_DIRECTIONS FOR THIS TASK:_ Reproduce exactly, with no pictures, each line from the opening of the material down through the line containing "torque_label_at = [52, 52, 92, 92, 96, 455, 440, 440]".
■ ■ ■ ■ ■
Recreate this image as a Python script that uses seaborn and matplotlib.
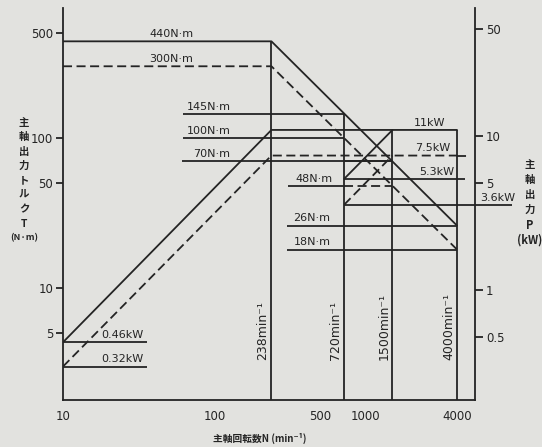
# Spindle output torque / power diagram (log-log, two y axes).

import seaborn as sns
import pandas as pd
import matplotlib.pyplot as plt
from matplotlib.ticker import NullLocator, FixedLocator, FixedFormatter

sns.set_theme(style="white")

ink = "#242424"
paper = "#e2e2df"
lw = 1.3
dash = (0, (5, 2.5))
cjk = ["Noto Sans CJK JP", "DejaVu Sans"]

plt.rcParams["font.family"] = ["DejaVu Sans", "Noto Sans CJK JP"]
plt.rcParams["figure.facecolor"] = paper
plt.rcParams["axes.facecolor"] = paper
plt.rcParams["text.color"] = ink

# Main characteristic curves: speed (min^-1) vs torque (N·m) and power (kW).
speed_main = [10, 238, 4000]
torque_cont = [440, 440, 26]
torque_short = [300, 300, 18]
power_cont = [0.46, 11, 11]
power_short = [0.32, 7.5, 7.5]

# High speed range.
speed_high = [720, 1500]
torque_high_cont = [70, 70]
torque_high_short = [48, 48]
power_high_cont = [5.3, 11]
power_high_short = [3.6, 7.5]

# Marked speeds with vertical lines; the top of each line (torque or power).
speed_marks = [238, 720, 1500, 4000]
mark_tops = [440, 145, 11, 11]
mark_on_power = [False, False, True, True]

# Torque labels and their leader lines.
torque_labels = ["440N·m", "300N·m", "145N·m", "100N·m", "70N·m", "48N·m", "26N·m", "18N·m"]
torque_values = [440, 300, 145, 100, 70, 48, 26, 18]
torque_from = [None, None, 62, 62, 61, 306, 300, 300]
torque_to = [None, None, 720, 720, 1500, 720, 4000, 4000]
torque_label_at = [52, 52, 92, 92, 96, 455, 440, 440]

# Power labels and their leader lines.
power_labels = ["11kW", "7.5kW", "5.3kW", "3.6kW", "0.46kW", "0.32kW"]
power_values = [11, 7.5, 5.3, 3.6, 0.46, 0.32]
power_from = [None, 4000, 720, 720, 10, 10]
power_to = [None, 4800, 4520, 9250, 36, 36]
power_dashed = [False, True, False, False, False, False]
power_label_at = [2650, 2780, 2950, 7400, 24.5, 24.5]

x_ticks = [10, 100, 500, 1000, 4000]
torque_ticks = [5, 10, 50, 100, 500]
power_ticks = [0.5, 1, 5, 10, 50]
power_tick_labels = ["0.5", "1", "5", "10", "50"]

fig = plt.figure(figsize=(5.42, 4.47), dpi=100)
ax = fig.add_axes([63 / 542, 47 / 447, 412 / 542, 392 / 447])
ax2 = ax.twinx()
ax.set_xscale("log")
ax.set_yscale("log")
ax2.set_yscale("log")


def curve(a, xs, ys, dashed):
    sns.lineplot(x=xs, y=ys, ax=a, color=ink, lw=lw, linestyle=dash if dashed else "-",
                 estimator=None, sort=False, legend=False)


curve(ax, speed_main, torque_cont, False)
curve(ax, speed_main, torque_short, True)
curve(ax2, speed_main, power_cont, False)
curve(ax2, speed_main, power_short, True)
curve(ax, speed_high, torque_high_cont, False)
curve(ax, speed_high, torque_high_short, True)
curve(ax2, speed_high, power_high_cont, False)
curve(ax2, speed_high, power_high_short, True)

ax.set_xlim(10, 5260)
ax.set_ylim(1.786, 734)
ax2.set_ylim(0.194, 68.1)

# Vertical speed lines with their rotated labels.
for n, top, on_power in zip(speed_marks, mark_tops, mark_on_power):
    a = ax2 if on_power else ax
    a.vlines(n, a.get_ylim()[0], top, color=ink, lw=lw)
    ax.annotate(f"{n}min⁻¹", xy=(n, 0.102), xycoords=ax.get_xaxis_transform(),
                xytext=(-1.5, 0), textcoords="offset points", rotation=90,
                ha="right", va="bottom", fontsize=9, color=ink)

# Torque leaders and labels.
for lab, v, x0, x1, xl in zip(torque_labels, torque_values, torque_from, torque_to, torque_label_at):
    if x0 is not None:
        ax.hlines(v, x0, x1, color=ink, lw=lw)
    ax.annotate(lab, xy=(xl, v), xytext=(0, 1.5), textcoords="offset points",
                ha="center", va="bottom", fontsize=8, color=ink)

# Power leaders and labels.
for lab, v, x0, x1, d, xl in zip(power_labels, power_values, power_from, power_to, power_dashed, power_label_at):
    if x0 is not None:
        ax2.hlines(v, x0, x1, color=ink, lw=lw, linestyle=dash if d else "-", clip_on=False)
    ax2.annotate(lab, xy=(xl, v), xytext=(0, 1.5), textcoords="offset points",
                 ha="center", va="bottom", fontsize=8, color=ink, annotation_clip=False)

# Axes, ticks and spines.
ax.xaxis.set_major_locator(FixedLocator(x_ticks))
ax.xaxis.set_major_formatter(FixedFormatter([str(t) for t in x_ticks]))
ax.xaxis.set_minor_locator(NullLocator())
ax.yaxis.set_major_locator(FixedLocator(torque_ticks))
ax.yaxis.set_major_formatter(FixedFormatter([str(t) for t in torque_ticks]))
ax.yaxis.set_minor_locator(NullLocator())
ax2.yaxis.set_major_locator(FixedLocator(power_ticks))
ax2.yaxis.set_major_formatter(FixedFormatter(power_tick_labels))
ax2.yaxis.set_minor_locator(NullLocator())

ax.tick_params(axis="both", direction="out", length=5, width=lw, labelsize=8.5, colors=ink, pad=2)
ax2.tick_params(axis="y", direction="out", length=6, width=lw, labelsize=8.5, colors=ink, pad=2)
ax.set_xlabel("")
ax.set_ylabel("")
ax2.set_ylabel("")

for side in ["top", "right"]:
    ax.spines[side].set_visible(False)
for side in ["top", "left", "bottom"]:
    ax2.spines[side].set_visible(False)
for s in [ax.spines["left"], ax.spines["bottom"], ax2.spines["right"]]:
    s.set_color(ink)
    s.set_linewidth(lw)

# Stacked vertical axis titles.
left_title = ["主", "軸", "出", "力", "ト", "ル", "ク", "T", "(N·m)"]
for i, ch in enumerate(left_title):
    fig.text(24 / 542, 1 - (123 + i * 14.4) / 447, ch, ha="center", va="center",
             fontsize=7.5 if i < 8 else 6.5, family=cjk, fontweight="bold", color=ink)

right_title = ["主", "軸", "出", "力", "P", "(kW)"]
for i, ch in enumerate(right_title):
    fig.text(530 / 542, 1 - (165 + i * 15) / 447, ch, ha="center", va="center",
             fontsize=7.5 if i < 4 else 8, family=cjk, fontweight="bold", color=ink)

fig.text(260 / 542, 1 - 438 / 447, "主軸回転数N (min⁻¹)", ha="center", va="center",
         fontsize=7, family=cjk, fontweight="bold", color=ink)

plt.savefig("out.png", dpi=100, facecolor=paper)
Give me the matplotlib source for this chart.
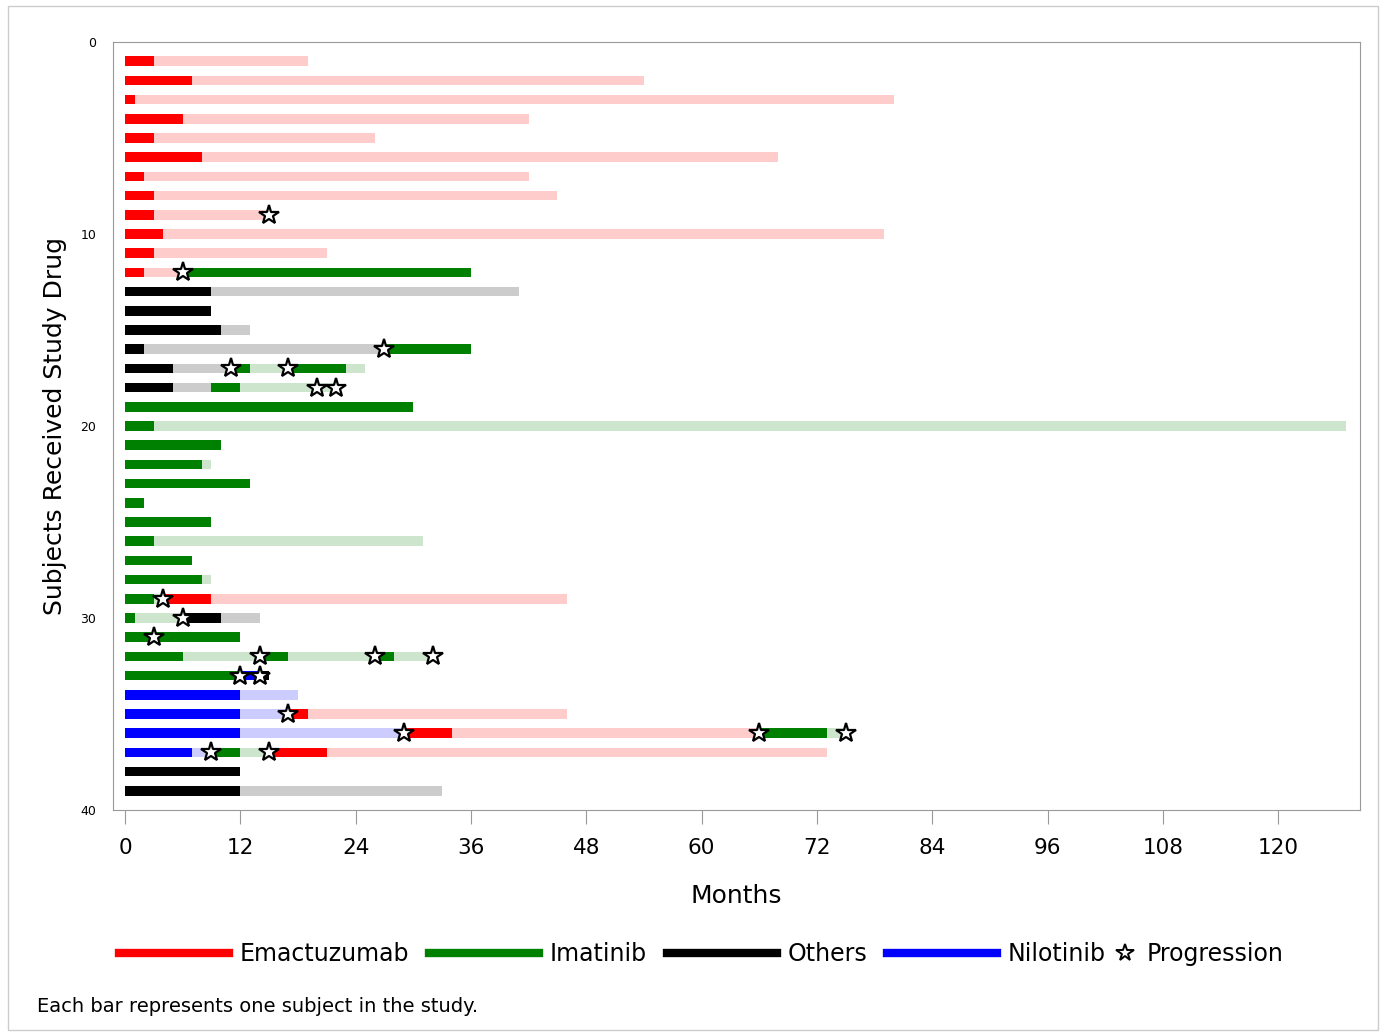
■ ■ ■ ■ ■
_ANSWER TO THE TASK:_
Recreate this image as a Python script that uses seaborn and matplotlib.
# Spindle output torque / power diagram (log-log, two y axes).

import seaborn as sns
import pandas as pd
import matplotlib.pyplot as plt
from matplotlib.ticker import NullLocator, FixedLocator, FixedFormatter

sns.set_theme(style="white")

ink = "#242424"
paper = "#e2e2df"
lw = 1.3
dash = (0, (5, 2.5))
cjk = ["Noto Sans CJK JP", "DejaVu Sans"]

plt.rcParams["font.family"] = ["DejaVu Sans", "Noto Sans CJK JP"]
plt.rcParams["figure.facecolor"] = paper
plt.rcParams["axes.facecolor"] = paper
plt.rcParams["text.color"] = ink

# Main characteristic curves: speed (min^-1) vs torque (N·m) and power (kW).
speed_main = [10, 238, 4000]
torque_cont = [440, 440, 26]
torque_short = [300, 300, 18]
power_cont = [0.46, 11, 11]
power_short = [0.32, 7.5, 7.5]

# High speed range.
speed_high = [720, 1500]
torque_high_cont = [70, 70]
torque_high_short = [48, 48]
power_high_cont = [5.3, 11]
power_high_short = [3.6, 7.5]

# Marked speeds with vertical lines; the top of each line (torque or power).
speed_marks = [238, 720, 1500, 4000]
mark_tops = [440, 145, 11, 11]
mark_on_power = [False, False, True, True]

# Torque labels and their leader lines.
torque_labels = ["440N·m", "300N·m", "145N·m", "100N·m", "70N·m", "48N·m", "26N·m", "18N·m"]
torque_values = [440, 300, 145, 100, 70, 48, 26, 18]
torque_from = [None, None, 62, 62, 61, 306, 300, 300]
torque_to = [None, None, 720, 720, 1500, 720, 4000, 4000]
torque_label_at = [52, 52, 92, 92, 96, 455, 440, 440]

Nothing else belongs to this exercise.